• **Short exercise**
Make an exact copy of the records, with the images left out.

• **Listed records**
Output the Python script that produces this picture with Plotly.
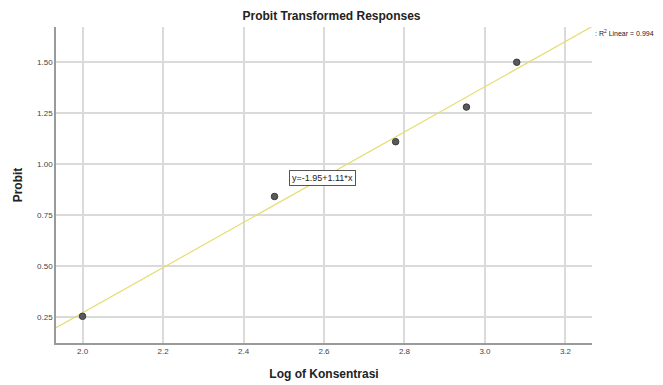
import plotly.graph_objects as go

# Data
log_conc = [2.0, 2.477, 2.778, 2.954, 3.079]
probit = [0.253, 0.841, 1.110, 1.280, 1.500]
intercept = -1.95
slope = 1.11
r2 = 0.994
x_ticks = [2.0, 2.2, 2.4, 2.6, 2.8, 3.0, 3.2]
y_ticks = [0.25, 0.50, 0.75, 1.00, 1.25, 1.50]
x_range = [1.934, 3.266]
y_range = [0.122, 1.673]

fit_x = x_range
fit_y = [intercept + slope * v for v in fit_x]

FONT = "Liberation Sans, Arial, sans-serif"

fig = go.Figure()
fig.add_trace(go.Scatter(
    x=fit_x, y=fit_y, mode="lines",
    line=dict(color="#e6dc70", width=1.2),
    hoverinfo="skip", showlegend=False,
))
fig.add_trace(go.Scatter(
    x=log_conc, y=probit, mode="markers",
    marker=dict(color="#5a5a5a", size=6.5, line=dict(color="#3a3a3a", width=1)),
    showlegend=False,
))

fig.add_annotation(
    x=2.597, y=0.933, xref="x", yref="y",
    text="y=-1.95+1.11*x", showarrow=False,
    font=dict(family=FONT, size=9, color="#222222"),
    bgcolor="white", bordercolor="#555555", borderwidth=1, borderpad=2,
)
fig.add_annotation(
    x=1.0, y=1.645, xref="paper", yref="y", xanchor="left", yanchor="middle",
    xshift=1,
    text=": R<sup>2</sup> Linear = %.3f" % r2, showarrow=False,
    font=dict(family=FONT, size=7, color="#222222"),
)

fig.update_layout(
    width=663, height=385,
    margin=dict(l=56, r=71, t=27, b=42, autoexpand=False),
    paper_bgcolor="white", plot_bgcolor="white",
    title=dict(text="<b>Probit Transformed Responses</b>", x=0.5, xanchor="center",
               y=1 - 16 / 385, yanchor="middle", automargin=False,
               font=dict(family=FONT, size=12, color="#222222")),
    font=dict(family=FONT, color="#333333"),
    xaxis=dict(
        range=x_range, tickvals=x_ticks, ticktext=["%.1f" % v for v in x_ticks],
        showgrid=True, gridcolor="#dadada", gridwidth=1.5,
        showline=True, linecolor="#9a9a9a", linewidth=1.5,
        ticks="", tickfont=dict(size=8, color="#444444"), automargin=False,
        title=dict(text="<b>Log of Konsentrasi</b>", font=dict(size=12, color="#222222"), standoff=14),
        zeroline=False, mirror=False,
    ),
    yaxis=dict(
        range=y_range, tickvals=y_ticks, ticktext=["%.2f" % v for v in y_ticks],
        showgrid=True, gridcolor="#dadada", gridwidth=1.5,
        showline=True, linecolor="#9a9a9a", linewidth=1.5,
        ticks="", tickfont=dict(size=8, color="#444444"), automargin=False,
        title=dict(text="<b>Probit</b>", font=dict(size=12, color="#222222"), standoff=12),
        zeroline=False,
    ),
)

fig.write_html("out.html", post_script="document.body.style.margin='0';",
               config={"displayModeBar": False})
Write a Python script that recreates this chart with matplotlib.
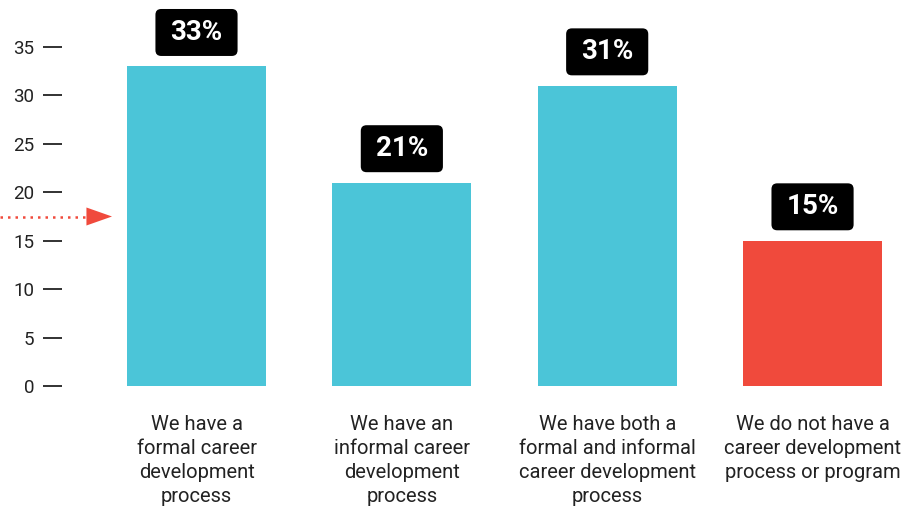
import matplotlib.pyplot as plt
from matplotlib.patches import FancyBboxPatch, Polygon

plt.rcParams['font.family'] = ['Roboto', 'DejaVu Sans']

# survey answers and their shares (percent)
categories = [
    "We have a\nformal career\ndevelopment\nprocess",
    "We have an\ninformal career\ndevelopment\nprocess",
    "We have both a\nformal and informal\ncareer development\nprocess",
    "We do not have a\ncareer development\nprocess or program",
]
values = [33, 21, 31, 15]
bar_colors = ["#4BC5D8", "#4BC5D8", "#4BC5D8", "#F04A3C"]
yticks = [0, 5, 10, 15, 20, 25, 30, 35]
marker_level = 17.5

fig = plt.figure(figsize=(9.07, 5.08), dpi=100)
ax = fig.add_axes([62 / 907, 122 / 508, 845 / 907, 339 / 508])

x = list(range(len(values)))
ax.bar(x, values, width=0.677, color=bar_colors)
ax.set_xlim(-0.655, 3.46)
ax.set_ylim(0, 35)

for s in ax.spines.values():
    s.set_visible(False)
ax.set_xticks([])
ax.set_yticks(yticks)
ax.tick_params(axis='y', direction='out', length=14, width=1.3,
               color='#222222', labelcolor='#222222', labelsize=13.5, pad=6)

# value badges above the bars
for xi, v in zip(x, values):
    yc = v + 3.5
    bw, bh = 0.40, 4.85
    box = FancyBboxPatch((xi - bw / 2, yc - bh / 2), bw, bh,
                         boxstyle="round,pad=0,rounding_size=0.028",
                         mutation_aspect=21.2, fc='black', ec='none',
                         clip_on=False, zorder=3)
    ax.add_patch(box)
    ax.text(xi, yc, f"{v}%", color='white', fontsize=20, fontweight='bold',
            ha='center', va='center', zorder=4, clip_on=False)

# category labels under the bars
for xi, lab in zip(x, categories):
    ax.text(xi, -3.0, lab, ha='center', va='top', fontsize=14.5,
            color='#222222', linespacing=1.33, clip_on=False)

# dotted pointer on the left edge
ax.plot([-0.957, -0.533], [marker_level, marker_level], ls=(0, (1, 2)),
        color='#F04A3C', lw=1.8, clip_on=False)
head = Polygon([(-0.536, marker_level + 0.93), (-0.4115, marker_level),
                (-0.536, marker_level - 0.93)], closed=True,
               fc='#F04A3C', ec='none', clip_on=False)
ax.add_patch(head)

fig.savefig('out.png', dpi=100)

• **Response for this exercise**
Output the Python script that produces this picture with Plotly.
import plotly.graph_objects as go

# Data
log_conc = [2.0, 2.477, 2.778, 2.954, 3.079]
probit = [0.253, 0.841, 1.110, 1.280, 1.500]
intercept = -1.95
slope = 1.11
r2 = 0.994
x_ticks = [2.0, 2.2, 2.4, 2.6, 2.8, 3.0, 3.2]
y_ticks = [0.25, 0.50, 0.75, 1.00, 1.25, 1.50]
x_range = [1.934, 3.266]
y_range = [0.122, 1.673]

fit_x = x_range
fit_y = [intercept + slope * v for v in fit_x]

FONT = "Liberation Sans, Arial, sans-serif"

fig = go.Figure()
fig.add_trace(go.Scatter(
    x=fit_x, y=fit_y, mode="lines",
    line=dict(color="#e6dc70", width=1.2),
    hoverinfo="skip", showlegend=False,
))
fig.add_trace(go.Scatter(
    x=log_conc, y=probit, mode="markers",
    marker=dict(color="#5a5a5a", size=6.5, line=dict(color="#3a3a3a", width=1)),
    showlegend=False,
))

fig.add_annotation(
    x=2.597, y=0.933, xref="x", yref="y",
    text="y=-1.95+1.11*x", showarrow=False,
    font=dict(family=FONT, size=9, color="#222222"),
    bgcolor="white", bordercolor="#555555", borderwidth=1, borderpad=2,
)
fig.add_annotation(
    x=1.0, y=1.645, xref="paper", yref="y", xanchor="left", yanchor="middle",
    xshift=1,
    text=": R<sup>2</sup> Linear = %.3f" % r2, showarrow=False,
    font=dict(family=FONT, size=7, color="#222222"),
)

fig.update_layout(
    width=663, height=385,
    margin=dict(l=56, r=71, t=27, b=42, autoexpand=False),
    paper_bgcolor="white", plot_bgcolor="white",
    title=dict(text="<b>Probit Transformed Responses</b>", x=0.5, xanchor="center",
               y=1 - 16 / 385, yanchor="middle", automargin=False,
               font=dict(family=FONT, size=12, color="#222222")),
    font=dict(family=FONT, color="#333333"),
    xaxis=dict(
        range=x_range, tickvals=x_ticks, ticktext=["%.1f" % v for v in x_ticks],
        showgrid=True, gridcolor="#dadada", gridwidth=1.5,
        showline=True, linecolor="#9a9a9a", linewidth=1.5,
        ticks="", tickfont=dict(size=8, color="#444444"), automargin=False,
        title=dict(text="<b>Log of Konsentrasi</b>", font=dict(size=12, color="#222222"), standoff=14),
        zeroline=False, mirror=False,
    ),
    yaxis=dict(
        range=y_range, tickvals=y_ticks, ticktext=["%.2f" % v for v in y_ticks],
        showgrid=True, gridcolor="#dadada", gridwidth=1.5,
        showline=True, linecolor="#9a9a9a", linewidth=1.5,
        ticks="", tickfont=dict(size=8, color="#444444"), automargin=False,
        title=dict(text="<b>Probit</b>", font=dict(size=12, color="#222222"), standoff=12),
        zeroline=False,
    ),
)

fig.write_html("out.html", post_script="document.body.style.margin='0';",
               config={"displayModeBar": False})
Write a Python script that recreates this chart with matplotlib.
import matplotlib.pyplot as plt
from matplotlib.patches import FancyBboxPatch, Polygon

plt.rcParams['font.family'] = ['Roboto', 'DejaVu Sans']

# survey answers and their shares (percent)
categories = [
    "We have a\nformal career\ndevelopment\nprocess",
    "We have an\ninformal career\ndevelopment\nprocess",
    "We have both a\nformal and informal\ncareer development\nprocess",
    "We do not have a\ncareer development\nprocess or program",
]
values = [33, 21, 31, 15]
bar_colors = ["#4BC5D8", "#4BC5D8", "#4BC5D8", "#F04A3C"]
yticks = [0, 5, 10, 15, 20, 25, 30, 35]
marker_level = 17.5

fig = plt.figure(figsize=(9.07, 5.08), dpi=100)
ax = fig.add_axes([62 / 907, 122 / 508, 845 / 907, 339 / 508])

x = list(range(len(values)))
ax.bar(x, values, width=0.677, color=bar_colors)
ax.set_xlim(-0.655, 3.46)
ax.set_ylim(0, 35)

for s in ax.spines.values():
    s.set_visible(False)
ax.set_xticks([])
ax.set_yticks(yticks)
ax.tick_params(axis='y', direction='out', length=14, width=1.3,
               color='#222222', labelcolor='#222222', labelsize=13.5, pad=6)

# value badges above the bars
for xi, v in zip(x, values):
    yc = v + 3.5
    bw, bh = 0.40, 4.85
    box = FancyBboxPatch((xi - bw / 2, yc - bh / 2), bw, bh,
                         boxstyle="round,pad=0,rounding_size=0.028",
                         mutation_aspect=21.2, fc='black', ec='none',
                         clip_on=False, zorder=3)
    ax.add_patch(box)
    ax.text(xi, yc, f"{v}%", color='white', fontsize=20, fontweight='bold',
            ha='center', va='center', zorder=4, clip_on=False)

# category labels under the bars
for xi, lab in zip(x, categories):
    ax.text(xi, -3.0, lab, ha='center', va='top', fontsize=14.5,
            color='#222222', linespacing=1.33, clip_on=False)

# dotted pointer on the left edge
ax.plot([-0.957, -0.533], [marker_level, marker_level], ls=(0, (1, 2)),
        color='#F04A3C', lw=1.8, clip_on=False)
head = Polygon([(-0.536, marker_level + 0.93), (-0.4115, marker_level),
                (-0.536, marker_level - 0.93)], closed=True,
               fc='#F04A3C', ec='none', clip_on=False)
ax.add_patch(head)

fig.savefig('out.png', dpi=100)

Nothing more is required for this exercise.